Percent ionization and what it tells you

Another useful quantity is the percent ionization:

Percent ionization = (x / C) × 100

For the 0.100 M, pH 2.87 example, x = 1.35 × 10^-3 M, so:

Percent ionization = (0.00135 / 0.100) × 100 = 1.35%

This small percent ionization is exactly what you expect for a weak acid. It means most of the acetic acid remains in molecular form at equilibrium.

Common mistakes when calculating Ka from pH

  • Using pH directly instead of converting to [H3O+]. Ka uses concentration, not pH units.
  • Forgetting the 1:1 stoichiometry. In this system, hydronium produced equals acetate produced.
  • Neglecting the C – x term incorrectly. Sometimes people substitute C instead of C – x without checking whether x is small enough. For acetic acid this approximation is often acceptable, but if you already know x from pH there is no reason not to use the exact expression.
  • Entering concentration in mM without converting to M. The calculator handles this if you choose the correct unit, but this is a frequent manual-calculation error.
  • Using a pH measured from a buffered or contaminated sample. The method assumes a simple weak acid solution, not a mixed system containing acetate salt or added strong acid/base.

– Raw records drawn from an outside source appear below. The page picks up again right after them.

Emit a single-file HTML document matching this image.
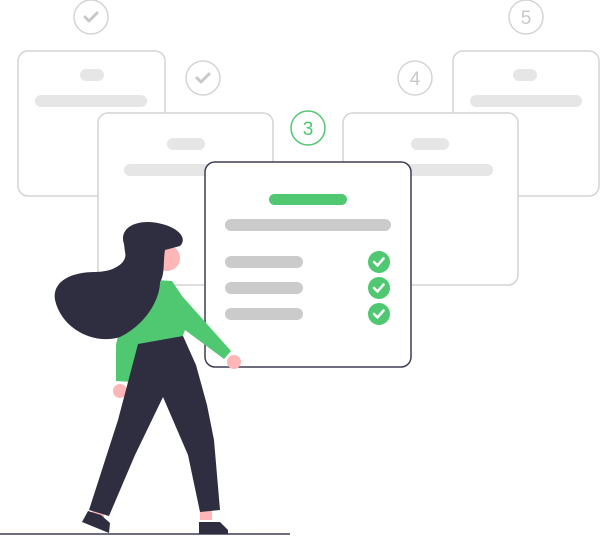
<!DOCTYPE html>
<html><head><meta charset="utf-8"><style>html,body{margin:0;padding:0;background:#fff}svg{display:block}</style></head>
<body>
<svg width="600" height="536" viewBox="0 0 600 536" xmlns="http://www.w3.org/2000/svg" font-family="Liberation Sans, sans-serif">
<g fill="#fff" stroke="#d4d4d4" stroke-width="1.5">
<rect x="18" y="51" width="147" height="145" rx="10"/>
<rect x="453" y="51" width="146" height="145" rx="10"/>
<rect x="98" y="113" width="175" height="172" rx="10"/>
<rect x="343" y="113" width="175" height="172" rx="10"/>
</g>
<g fill="#e6e6e6">
<rect x="80" y="69" width="24" height="12" rx="6"/>
<rect x="35" y="95" width="112" height="12" rx="6"/>
<rect x="513" y="69" width="24" height="12" rx="6"/>
<rect x="470" y="95" width="112" height="12" rx="6"/>
<rect x="167" y="138" width="38" height="12" rx="6"/>
<rect x="124" y="164" width="138" height="12" rx="6"/>
<rect x="411" y="138" width="38" height="12" rx="6"/>
<rect x="388" y="164" width="105" height="12" rx="6"/>
</g>
<g fill="none" stroke="#d4d4d4" stroke-width="1.5">
<circle cx="91" cy="17" r="17"/><circle cx="203" cy="78" r="17"/>
<circle cx="415" cy="78" r="17"/><circle cx="526" cy="17" r="17"/>
</g>
<g fill="none" stroke="#c8c8c8" stroke-width="3" stroke-linecap="round" stroke-linejoin="round">
<path d="M85 17l4 4 8-8"/><path d="M197 78l4 4 8-8"/>
</g>
<text x="415" y="85" font-size="19" fill="#c8c8c8" text-anchor="middle">4</text>
<text x="526" y="24" font-size="19" fill="#c8c8c8" text-anchor="middle">5</text>
<circle cx="308" cy="128" r="17" fill="#fff" stroke="#4fc871" stroke-width="1.5"/>
<text x="308" y="135" font-size="19" fill="#4fc871" text-anchor="middle">3</text>
<rect x="205" y="162" width="206" height="205" rx="10" fill="#fff" stroke="#3f3d56" stroke-width="1.5"/>
<rect x="269" y="194" width="78" height="11" rx="5.5" fill="#4fc871"/>
<g fill="#cbcbcb">
<rect x="225" y="219" width="166" height="12" rx="6"/>
<rect x="225" y="256" width="78" height="12" rx="6"/>
<rect x="225" y="282" width="78" height="12" rx="6"/>
<rect x="225" y="308" width="78" height="12" rx="6"/>
</g>
<g fill="#4fc871"><circle cx="379" cy="262" r="11"/><circle cx="379" cy="288" r="11"/><circle cx="379" cy="314" r="11"/></g>
<g fill="none" stroke="#fff" stroke-width="2.5" stroke-linecap="round" stroke-linejoin="round">
<path d="M374 262l3.5 3.5 6-7"/><path d="M374 288l3.5 3.5 6-7"/><path d="M374 314l3.5 3.5 6-7"/>
</g>
<line x1="0" y1="534" x2="290" y2="534" stroke="#3f3d56" stroke-width="1.5"/>
<!-- woman -->
<circle cx="234" cy="362" r="7" fill="#ffb6b6"/>
<circle cx="120" cy="391" r="7" fill="#ffb6b6"/>
<rect x="200" y="505" width="12" height="15" fill="#ffb6b6"/>
<rect x="92" y="505" width="12" height="15" fill="#ffb6b6"/>
<path d="M156 280 L172 281 L182 296 L231 351 L224 359 L185 330 L182 338 L140 345 L133 382 L116 381 L116 345 L122 318 Z" fill="#4fc871"/>
<path d="M138 344 L183 336 L196 365 L207 405 L214 440 L220 510 L200 512 L188 455 L163 397 L135 455 L109 516 L89 510 L118 420 Z" fill="#2f2e41"/>
<path d="M88 511 L101 515 L110 523 L109 533 L82 522 Z" fill="#2f2e41"/>
<path d="M199 522 L220 522 L228 530 L228 534 L199 534 Z" fill="#2f2e41"/>
<circle cx="167" cy="258" r="13" fill="#ffb6b6"/>
<path d="M124 244 C118 226 140 218 162 224 C178 228 188 238 180 246 L165 250 C163 262 165 275 160 282 C160 300 145 325 120 337 C95 345 62 330 55 300 C52 282 70 272 95 272 C115 272 128 262 125 252 Z" fill="#2f2e41"/>
</svg>
</body></html>
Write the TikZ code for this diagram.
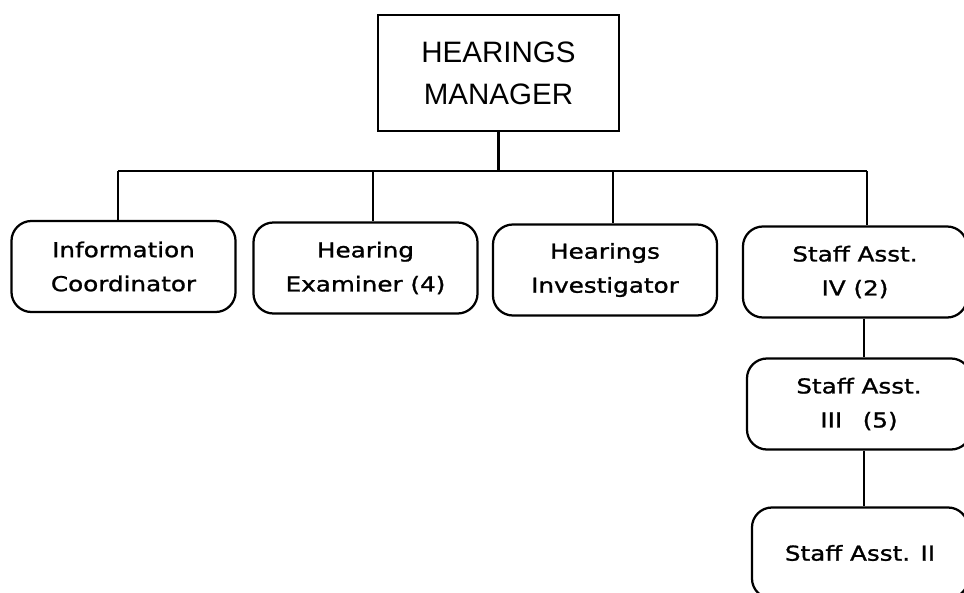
\documentclass[tikz,border=0pt]{standalone}
\usepackage{fontspec}
\setmainfont{Liberation Sans}
\newfontfamily\widefont[FakeStretch=1.2, FakeBold=1.2]{DejaVu Sans}
\begin{document}
\begin{tikzpicture}[x=0.025cm, y=-0.025cm, line width=1.6pt,
                  chef/.style={draw, minimum width=6.025cm, minimum height=2.9cm,
                               align=center, font=\fontsize{21}{30}\selectfont},
                  poste/.style={draw, rounded corners=0.5cm, minimum width=5.6cm,
                                minimum height=2.275cm, align=center,
                                font=\widefont\fontsize{14.6}{24.2}\selectfont}]
\useasboundingbox (0,0) rectangle (964,592);
\clip (0,0) rectangle (964,592);
\node[chef] (mgr) at (498.5,73) {HEARINGS\\MANAGER};
\node[poste] (info) at (123.5,266.5) {Information\\Coordinator};
\node[poste] (exam) at (365.5,268) {Hearing\\Examiner (4)};
\node[poste] (inv) at (605,270) {Hearings\\Investigator};
\node[poste] (iv) at (855,272) {Staff Asst.\\ IV (2)};
\node[poste] (iii) at (859,404) {Staff Asst.\\III\quad(5)};
\node[poste, minimum width=5.4cm] (ii) at (860,553) {Staff Asst. II};
% bus
\coordinate (bg) at (118,171);
\coordinate (bd) at (867,171);
\draw (bg) -- (bd);
\draw (mgr.south) -- (mgr.south |- bg);
\foreach \x/\n in {118/info, 373/exam, 613/inv, 867/iv}
   \draw (\x,171) -- (\x,171 |- \n.north);
% right column
\coordinate (col) at (864,0);
\draw (iv.south -| col) -- (iii.north -| col);
\draw (iii.south -| col) -- (ii.north -| col);
\end{tikzpicture}
\end{document}
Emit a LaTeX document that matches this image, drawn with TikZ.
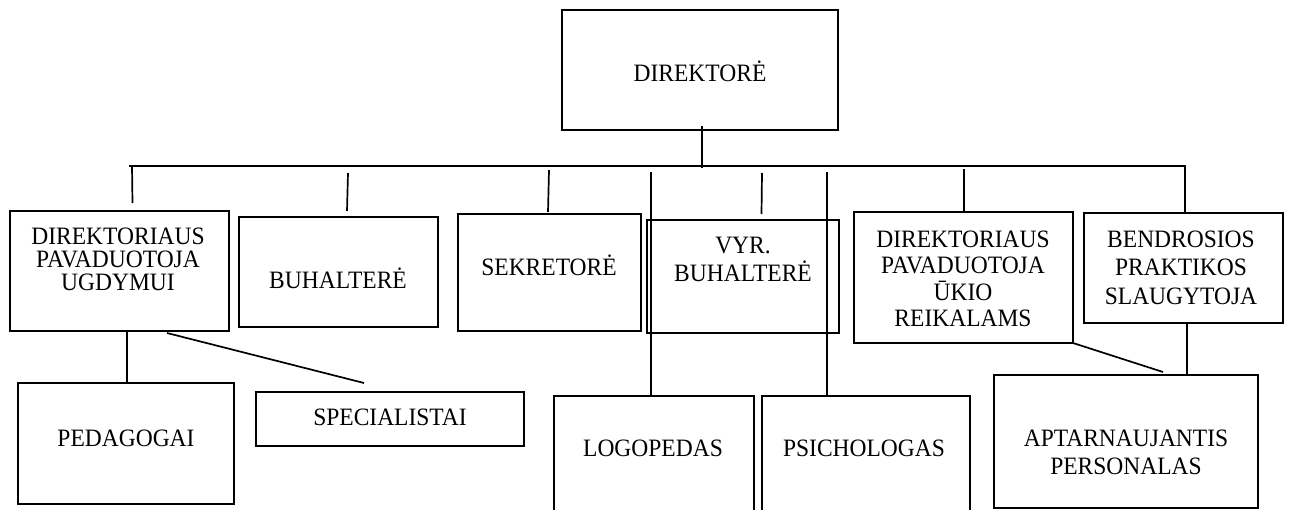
\documentclass[tikz,border=0pt]{standalone}
\usepackage{fontspec}
\setmainfont[FakeStretch=0.94]{Liberation Serif}
\begin{document}
\begin{tikzpicture}[x=1pt,y=-1pt,
  box/.style={draw, line width=2.1pt, inner sep=0pt, outer sep=0pt},
  txt/.style={font=\fontsize{25}{25}\selectfont, inner sep=0pt, anchor=base},
  link/.style={line width=1.7pt}]
\useasboundingbox (0,0) rectangle (1290,509);
\clip (0,0) rectangle (1290,509);
% boxes
\node[box, minimum width=276pt, minimum height=120pt] (dir)  at (700,70) {};
\node[box, minimum width=219pt, minimum height=120pt] (dpu)  at (119.5,271) {};
\node[box, minimum width=199pt, minimum height=110pt] (buh)  at (338.5,272) {};
\node[box, minimum width=183pt, minimum height=117pt] (sek)  at (549.5,272.5) {};
\node[box, minimum width=192pt, minimum height=113pt] (vyr)  at (743,276.5) {};
\node[box, minimum width=219pt, minimum height=131pt] (uk)   at (963.5,277.5) {};
\node[box, minimum width=199pt, minimum height=110pt] (ben)  at (1183.5,268) {};
\node[box, minimum width=216pt, minimum height=121pt] (ped)  at (126,443.5) {};
\node[box, minimum width=268pt, minimum height=54pt]  (spec) at (390,419) {};
\node[box, minimum width=200pt, minimum height=134pt] (logo) at (654,463) {};
\node[box, minimum width=208pt, minimum height=134pt] (psi)  at (866,463) {};
\node[box, minimum width=264pt, minimum height=133pt] (apt)  at (1126,441.5) {};
% texts
\node[txt] (tdir) at (700,81) {DIREKTORĖ};
\node[txt] (tdpu1) at (118,244) {DIREKTORIAUS};
\node[txt] (tdpu2) at (118,267) {PAVADUOTOJA};
\node[txt] (tdpu3) at (118,290) {UGDYMUI};
\node[txt] (tbuh) at (338,288) {BUHALTERĖ};
\node[txt] (tsek) at (549,275.5) {SEKRETORĖ};
\node[txt] (tvyr1) at (743,253) {VYR.};
\node[txt] (tvyr2) at (743,281) {BUHALTERĖ};
\node[txt] (tuk1) at (963,247) {DIREKTORIAUS};
\node[txt] (tuk2) at (963,273.5) {PAVADUOTOJA};
\node[txt] (tuk3) at (963,300) {ŪKIO};
\node[txt] (tuk4) at (963,326.5) {REIKALAMS};
\node[txt] (tben1) at (1181,247) {BENDROSIOS};
\node[txt] (tben2) at (1181,275.5) {PRAKTIKOS};
\node[txt] (tben3) at (1181,304) {SLAUGYTOJA};
\node[txt] (tped) at (126,446) {PEDAGOGAI};
\node[txt] (tspec) at (390,425) {SPECIALISTAI};
\node[txt] (tlogo) at (653,456) {LOGOPEDAS};
\node[txt] (tpsi) at (864,456) {PSICHOLOGAS};
\node[txt] (tapt1) at (1126,446) {APTARNAUJANTIS};
\node[txt] (tapt2) at (1126,474) {PERSONALAS};
% connector end points
\coordinate (busL) at (129,166);
\coordinate (busR) at (1186,166);
\coordinate (stA) at (702,126);   \coordinate (stB) at (702,168);
\coordinate (d1A) at (132,166);   \coordinate (d1B) at (132.5,203);
\coordinate (d2A) at (348,173);   \coordinate (d2B) at (347,211);
\coordinate (d3A) at (549,170);   \coordinate (d3B) at (548,212);
\coordinate (lgA) at (651,172);   \coordinate (lgB) at (651,396);
\coordinate (d4A) at (762,173);   \coordinate (d4B) at (761.5,214);
\coordinate (psA) at (827,172);   \coordinate (psB) at (827,396);
\coordinate (d5A) at (964,169);   \coordinate (d5B) at (964,211);
\coordinate (d6A) at (1185,166);  \coordinate (d6B) at (1185,212);
\coordinate (pdA) at (127,331);   \coordinate (pdB) at (127,383);
\coordinate (spA) at (167,333);   \coordinate (spB) at (364,383);
\coordinate (ukA) at (1073,343);  \coordinate (ukB) at (1163,372);
\coordinate (bnA) at (1187,323);  \coordinate (bnB) at (1187,375);
% connectors
\draw[link] (busL) -- (busR);
\draw[link] (stA) -- (stB);
\draw[link] (d1A) -- (d1B);
\draw[link] (d2A) -- (d2B);
\draw[link] (d3A) -- (d3B);
\draw[link] (lgA) -- (lgB);
\draw[link] (d4A) -- (d4B);
\draw[link] (psA) -- (psB);
\draw[link] (d5A) -- (d5B);
\draw[link] (d6A) -- (d6B);
\draw[link] (pdA) -- (pdB);
\draw[link] (spA) -- (spB);
\draw[link] (ukA) -- (ukB);
\draw[link] (bnA) -- (bnB);
\end{tikzpicture}
\end{document}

When the method is reliable

This approach works best when your solution contains only acetic acid dissolved in water and the pH measurement is accurate. It is especially useful in instructional laboratories where students prepare a known concentration of acetic acid and record pH using a calibrated pH meter. If the solution also contains sodium acetate, other acids, or appreciable dissolved impurities, then the pH is no longer due solely to acetic acid dissociation and the direct Ka calculation becomes less reliable.

Temperature also matters. Ka is not a universal constant across all conditions. It is an equilibrium constant that changes with temperature. Most textbook and reference values for acetic acid are quoted near 25 degrees C. If your experiment is performed substantially above or below room temperature, small differences between your computed Ka and the literature value are expected.

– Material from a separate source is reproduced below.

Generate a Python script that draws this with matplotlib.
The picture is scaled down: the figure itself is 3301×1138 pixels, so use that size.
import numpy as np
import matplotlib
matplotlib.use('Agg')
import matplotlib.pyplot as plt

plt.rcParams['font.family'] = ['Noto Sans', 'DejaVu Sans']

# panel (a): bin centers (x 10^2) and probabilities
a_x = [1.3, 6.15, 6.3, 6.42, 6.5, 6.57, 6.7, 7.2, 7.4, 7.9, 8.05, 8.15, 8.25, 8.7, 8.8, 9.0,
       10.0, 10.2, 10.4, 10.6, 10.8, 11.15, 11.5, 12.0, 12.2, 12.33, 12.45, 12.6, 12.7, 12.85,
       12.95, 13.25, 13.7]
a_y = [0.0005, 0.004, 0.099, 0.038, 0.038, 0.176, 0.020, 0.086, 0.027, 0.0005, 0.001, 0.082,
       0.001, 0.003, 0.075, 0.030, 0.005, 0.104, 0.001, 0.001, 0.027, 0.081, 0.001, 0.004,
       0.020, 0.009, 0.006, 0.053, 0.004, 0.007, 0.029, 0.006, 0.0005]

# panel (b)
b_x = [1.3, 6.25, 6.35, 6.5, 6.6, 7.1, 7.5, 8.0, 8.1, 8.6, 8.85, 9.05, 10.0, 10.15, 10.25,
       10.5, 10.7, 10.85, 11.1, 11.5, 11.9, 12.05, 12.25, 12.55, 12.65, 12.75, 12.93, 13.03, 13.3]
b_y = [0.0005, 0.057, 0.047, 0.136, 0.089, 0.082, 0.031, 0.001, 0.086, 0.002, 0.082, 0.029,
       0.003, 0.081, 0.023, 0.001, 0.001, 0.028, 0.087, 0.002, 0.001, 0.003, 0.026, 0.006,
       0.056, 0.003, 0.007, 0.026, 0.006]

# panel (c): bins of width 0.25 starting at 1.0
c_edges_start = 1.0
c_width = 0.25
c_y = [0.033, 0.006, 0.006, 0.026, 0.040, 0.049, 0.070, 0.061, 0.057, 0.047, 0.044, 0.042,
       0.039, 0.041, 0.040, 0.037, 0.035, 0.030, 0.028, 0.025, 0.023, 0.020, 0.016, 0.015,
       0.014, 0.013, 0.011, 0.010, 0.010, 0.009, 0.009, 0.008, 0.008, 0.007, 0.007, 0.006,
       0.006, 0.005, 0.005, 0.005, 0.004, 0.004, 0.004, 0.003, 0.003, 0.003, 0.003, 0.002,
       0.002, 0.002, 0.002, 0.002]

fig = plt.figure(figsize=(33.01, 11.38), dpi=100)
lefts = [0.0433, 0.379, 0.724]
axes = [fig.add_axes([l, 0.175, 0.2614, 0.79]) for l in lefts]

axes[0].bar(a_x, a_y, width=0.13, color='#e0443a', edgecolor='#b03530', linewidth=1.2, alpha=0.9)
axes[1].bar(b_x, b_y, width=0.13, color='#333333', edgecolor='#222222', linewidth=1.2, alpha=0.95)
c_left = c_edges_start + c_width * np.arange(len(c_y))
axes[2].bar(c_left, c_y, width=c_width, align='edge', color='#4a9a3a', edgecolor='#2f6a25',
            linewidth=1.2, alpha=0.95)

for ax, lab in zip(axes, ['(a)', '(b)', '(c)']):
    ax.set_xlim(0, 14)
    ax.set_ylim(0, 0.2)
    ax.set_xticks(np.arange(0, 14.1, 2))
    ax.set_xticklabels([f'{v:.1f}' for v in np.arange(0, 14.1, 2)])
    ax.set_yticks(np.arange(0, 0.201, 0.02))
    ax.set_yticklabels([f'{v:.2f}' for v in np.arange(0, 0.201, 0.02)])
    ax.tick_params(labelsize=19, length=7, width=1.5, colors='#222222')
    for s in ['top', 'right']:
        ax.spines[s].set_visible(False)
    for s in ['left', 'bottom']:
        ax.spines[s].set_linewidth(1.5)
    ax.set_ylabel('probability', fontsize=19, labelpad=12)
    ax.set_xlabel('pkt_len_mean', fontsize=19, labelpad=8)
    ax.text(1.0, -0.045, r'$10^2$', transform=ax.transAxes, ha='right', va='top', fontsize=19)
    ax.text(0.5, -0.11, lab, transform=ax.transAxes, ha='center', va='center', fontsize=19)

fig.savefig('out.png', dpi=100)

Manual calculation checklist

  1. Write the balanced weak-acid equilibrium.
  2. Record the initial concentration of acetic acid in molarity.
  3. Measure the initial pH of the solution.
  4. Convert pH to hydronium concentration with 10^(-pH).
  5. Set x equal to [H3O+].
  6. Use [CH3COO-] = x and [CH3COOH] = C – x.
  7. Compute Ka = x^2 / (C – x).
  8. Optionally compute pKa = -log10(Ka) and percent ionization.
  9. Compare the result with accepted values near 25 degrees C.

Why this calculator is useful in lab reports

In many chemistry labs, students are expected not only to report a Ka value but also to explain how it was determined. A calculator like this speeds up the arithmetic while preserving the underlying equilibrium logic. You still need to know the chemistry: what x means, why pH relates to hydronium concentration, and why Ka is an equilibrium ratio rather than a direct concentration reading. The best reports usually include the measured pH, initial concentration, a short ICE setup, the numeric Ka, the pKa, and a sentence comparing the experimental value with the literature value.

Authoritative references for further study

For deeper reading on acid-base equilibria, acetic acid properties, and equilibrium constants, consult these authoritative sources:

Final takeaway

To calculate the Ka of acetic acid from the initial pH, convert the pH to hydronium concentration, treat that concentration as the amount dissociated, and substitute it into the weak-acid equilibrium expression using the known starting molarity. The method is elegant because a simple pH measurement reveals the equilibrium behavior of the acid. For acetic acid under typical room-temperature conditions, your result should usually land near 1.75 × 10^-5 if the solution is prepared and measured accurately.

Use the calculator above whenever you need a fast, consistent estimate of Ka from real pH data, whether you are checking homework, validating a lab experiment, or building intuition about weak-acid equilibria.